> _Required task_:
Report how many lines of the following entries include the string "this"; respond with the number alone.

— Start Input material —

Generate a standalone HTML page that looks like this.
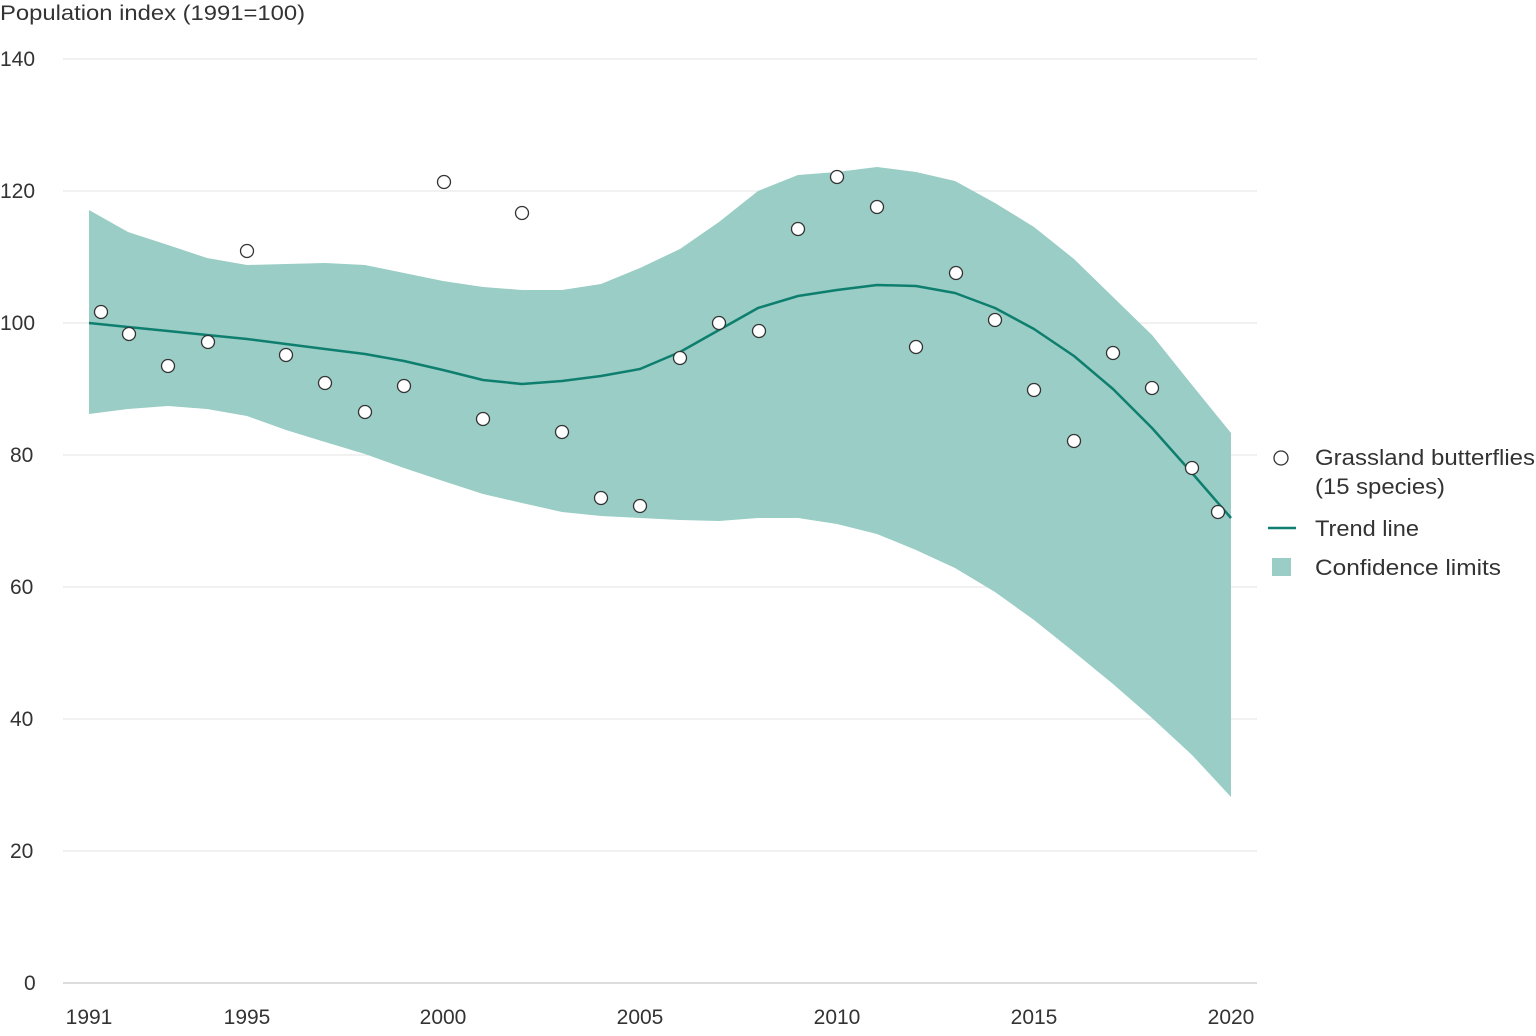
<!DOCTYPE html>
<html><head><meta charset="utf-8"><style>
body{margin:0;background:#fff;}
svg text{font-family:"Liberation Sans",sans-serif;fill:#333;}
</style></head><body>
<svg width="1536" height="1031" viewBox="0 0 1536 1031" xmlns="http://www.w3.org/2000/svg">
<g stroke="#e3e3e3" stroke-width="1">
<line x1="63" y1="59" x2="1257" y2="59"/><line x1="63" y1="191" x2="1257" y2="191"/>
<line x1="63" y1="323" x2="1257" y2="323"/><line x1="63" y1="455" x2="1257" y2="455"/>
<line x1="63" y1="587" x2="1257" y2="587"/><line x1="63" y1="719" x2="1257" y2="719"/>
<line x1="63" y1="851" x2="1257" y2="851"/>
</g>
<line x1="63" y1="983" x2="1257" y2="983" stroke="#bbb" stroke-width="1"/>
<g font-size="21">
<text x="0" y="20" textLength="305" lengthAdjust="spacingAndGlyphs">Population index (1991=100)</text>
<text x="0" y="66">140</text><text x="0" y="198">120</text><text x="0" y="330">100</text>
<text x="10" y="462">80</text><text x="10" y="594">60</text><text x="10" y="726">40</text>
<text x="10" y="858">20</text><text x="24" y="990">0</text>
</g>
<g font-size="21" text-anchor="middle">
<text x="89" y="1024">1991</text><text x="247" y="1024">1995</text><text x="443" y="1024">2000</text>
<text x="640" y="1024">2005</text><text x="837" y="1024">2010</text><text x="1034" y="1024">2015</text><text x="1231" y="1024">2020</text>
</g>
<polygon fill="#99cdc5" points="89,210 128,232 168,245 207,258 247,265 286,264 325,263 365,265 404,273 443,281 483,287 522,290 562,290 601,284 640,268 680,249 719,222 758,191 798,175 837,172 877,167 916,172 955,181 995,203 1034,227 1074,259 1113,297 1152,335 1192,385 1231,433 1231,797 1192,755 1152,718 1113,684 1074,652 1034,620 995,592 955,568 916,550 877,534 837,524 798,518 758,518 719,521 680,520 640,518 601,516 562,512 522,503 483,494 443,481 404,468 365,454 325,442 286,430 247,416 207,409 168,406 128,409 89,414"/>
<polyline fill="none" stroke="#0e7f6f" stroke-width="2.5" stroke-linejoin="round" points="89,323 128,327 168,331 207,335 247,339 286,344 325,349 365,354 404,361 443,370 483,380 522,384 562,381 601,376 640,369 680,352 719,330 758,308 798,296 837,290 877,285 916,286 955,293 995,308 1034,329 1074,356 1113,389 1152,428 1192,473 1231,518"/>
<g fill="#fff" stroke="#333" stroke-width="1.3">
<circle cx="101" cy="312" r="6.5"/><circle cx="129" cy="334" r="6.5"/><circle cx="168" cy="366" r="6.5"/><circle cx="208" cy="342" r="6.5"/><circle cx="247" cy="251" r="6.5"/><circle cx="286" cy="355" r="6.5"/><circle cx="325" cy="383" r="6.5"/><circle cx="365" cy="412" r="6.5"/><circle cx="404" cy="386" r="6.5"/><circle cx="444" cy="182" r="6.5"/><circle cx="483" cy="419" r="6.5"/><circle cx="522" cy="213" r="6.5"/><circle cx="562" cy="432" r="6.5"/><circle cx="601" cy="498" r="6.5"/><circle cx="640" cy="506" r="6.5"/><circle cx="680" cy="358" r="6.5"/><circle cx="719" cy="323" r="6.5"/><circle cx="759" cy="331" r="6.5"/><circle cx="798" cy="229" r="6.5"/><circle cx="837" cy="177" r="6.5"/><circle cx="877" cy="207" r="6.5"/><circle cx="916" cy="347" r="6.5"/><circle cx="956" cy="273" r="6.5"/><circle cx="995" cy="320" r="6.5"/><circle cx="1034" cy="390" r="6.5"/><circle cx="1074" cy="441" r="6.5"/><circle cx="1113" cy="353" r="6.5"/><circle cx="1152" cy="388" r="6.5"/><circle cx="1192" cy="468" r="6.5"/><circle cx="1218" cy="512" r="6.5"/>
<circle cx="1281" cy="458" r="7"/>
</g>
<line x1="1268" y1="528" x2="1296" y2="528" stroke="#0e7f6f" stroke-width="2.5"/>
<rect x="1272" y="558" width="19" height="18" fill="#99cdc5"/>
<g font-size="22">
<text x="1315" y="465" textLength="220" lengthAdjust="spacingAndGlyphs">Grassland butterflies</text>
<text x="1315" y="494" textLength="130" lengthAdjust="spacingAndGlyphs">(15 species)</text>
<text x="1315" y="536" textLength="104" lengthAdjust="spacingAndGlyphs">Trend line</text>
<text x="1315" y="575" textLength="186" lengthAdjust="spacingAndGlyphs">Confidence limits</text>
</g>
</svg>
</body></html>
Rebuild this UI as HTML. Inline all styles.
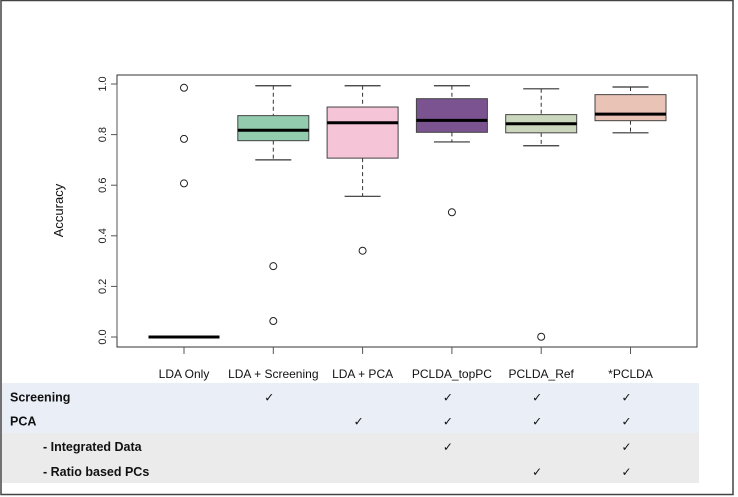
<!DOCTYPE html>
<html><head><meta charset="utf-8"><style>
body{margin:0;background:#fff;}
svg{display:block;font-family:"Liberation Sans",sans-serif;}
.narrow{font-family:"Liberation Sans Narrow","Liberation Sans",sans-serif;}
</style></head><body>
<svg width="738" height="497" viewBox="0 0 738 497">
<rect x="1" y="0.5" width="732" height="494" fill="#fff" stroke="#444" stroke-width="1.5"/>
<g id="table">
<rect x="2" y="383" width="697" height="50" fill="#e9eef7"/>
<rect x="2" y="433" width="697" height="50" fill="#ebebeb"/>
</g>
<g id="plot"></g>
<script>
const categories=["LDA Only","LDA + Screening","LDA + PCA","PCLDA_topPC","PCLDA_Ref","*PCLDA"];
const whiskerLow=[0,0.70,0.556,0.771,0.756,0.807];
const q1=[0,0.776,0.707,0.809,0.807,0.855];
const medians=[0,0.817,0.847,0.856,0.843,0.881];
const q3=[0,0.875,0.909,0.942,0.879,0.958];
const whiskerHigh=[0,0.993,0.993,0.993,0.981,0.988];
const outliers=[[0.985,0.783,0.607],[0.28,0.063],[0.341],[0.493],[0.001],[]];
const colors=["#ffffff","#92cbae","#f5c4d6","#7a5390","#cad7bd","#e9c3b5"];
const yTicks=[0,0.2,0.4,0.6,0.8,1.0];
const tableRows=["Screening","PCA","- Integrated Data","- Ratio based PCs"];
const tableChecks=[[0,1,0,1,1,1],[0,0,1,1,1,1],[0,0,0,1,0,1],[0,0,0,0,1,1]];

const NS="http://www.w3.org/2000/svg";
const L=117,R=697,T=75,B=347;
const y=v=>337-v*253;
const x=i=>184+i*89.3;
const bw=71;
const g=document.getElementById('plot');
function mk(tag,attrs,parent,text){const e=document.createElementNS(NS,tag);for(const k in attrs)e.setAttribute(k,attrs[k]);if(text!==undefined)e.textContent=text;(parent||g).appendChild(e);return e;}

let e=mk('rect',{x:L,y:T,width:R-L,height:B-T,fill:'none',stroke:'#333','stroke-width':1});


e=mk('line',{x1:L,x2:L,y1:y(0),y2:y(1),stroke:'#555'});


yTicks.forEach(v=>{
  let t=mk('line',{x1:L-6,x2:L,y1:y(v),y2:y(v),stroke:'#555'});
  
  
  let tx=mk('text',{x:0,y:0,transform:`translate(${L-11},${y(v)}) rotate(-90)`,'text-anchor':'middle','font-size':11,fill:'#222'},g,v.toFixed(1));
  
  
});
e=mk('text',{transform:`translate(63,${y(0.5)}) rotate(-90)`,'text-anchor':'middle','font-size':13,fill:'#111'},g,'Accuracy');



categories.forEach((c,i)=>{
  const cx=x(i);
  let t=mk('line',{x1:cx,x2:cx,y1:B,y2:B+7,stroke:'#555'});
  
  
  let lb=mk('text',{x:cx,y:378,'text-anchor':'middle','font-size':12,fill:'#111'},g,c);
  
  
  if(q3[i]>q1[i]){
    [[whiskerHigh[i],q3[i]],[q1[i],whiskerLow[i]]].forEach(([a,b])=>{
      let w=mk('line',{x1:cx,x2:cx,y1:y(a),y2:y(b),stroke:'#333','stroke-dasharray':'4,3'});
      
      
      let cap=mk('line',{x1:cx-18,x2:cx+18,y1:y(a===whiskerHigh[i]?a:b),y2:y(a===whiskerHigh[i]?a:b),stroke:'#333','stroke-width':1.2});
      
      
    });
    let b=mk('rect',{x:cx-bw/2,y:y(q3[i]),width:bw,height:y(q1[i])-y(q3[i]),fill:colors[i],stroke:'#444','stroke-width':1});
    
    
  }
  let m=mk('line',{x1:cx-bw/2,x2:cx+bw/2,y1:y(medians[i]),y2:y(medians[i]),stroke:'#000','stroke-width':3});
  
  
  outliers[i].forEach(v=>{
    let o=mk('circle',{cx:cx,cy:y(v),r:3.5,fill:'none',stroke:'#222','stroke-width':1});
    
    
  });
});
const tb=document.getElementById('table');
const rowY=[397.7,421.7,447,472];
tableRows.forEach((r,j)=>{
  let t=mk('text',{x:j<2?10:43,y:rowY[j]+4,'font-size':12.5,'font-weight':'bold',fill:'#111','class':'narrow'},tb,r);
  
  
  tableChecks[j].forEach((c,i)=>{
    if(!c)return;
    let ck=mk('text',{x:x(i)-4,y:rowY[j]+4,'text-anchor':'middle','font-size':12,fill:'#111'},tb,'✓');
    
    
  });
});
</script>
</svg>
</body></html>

— End Input material —

> _Full solution_:
2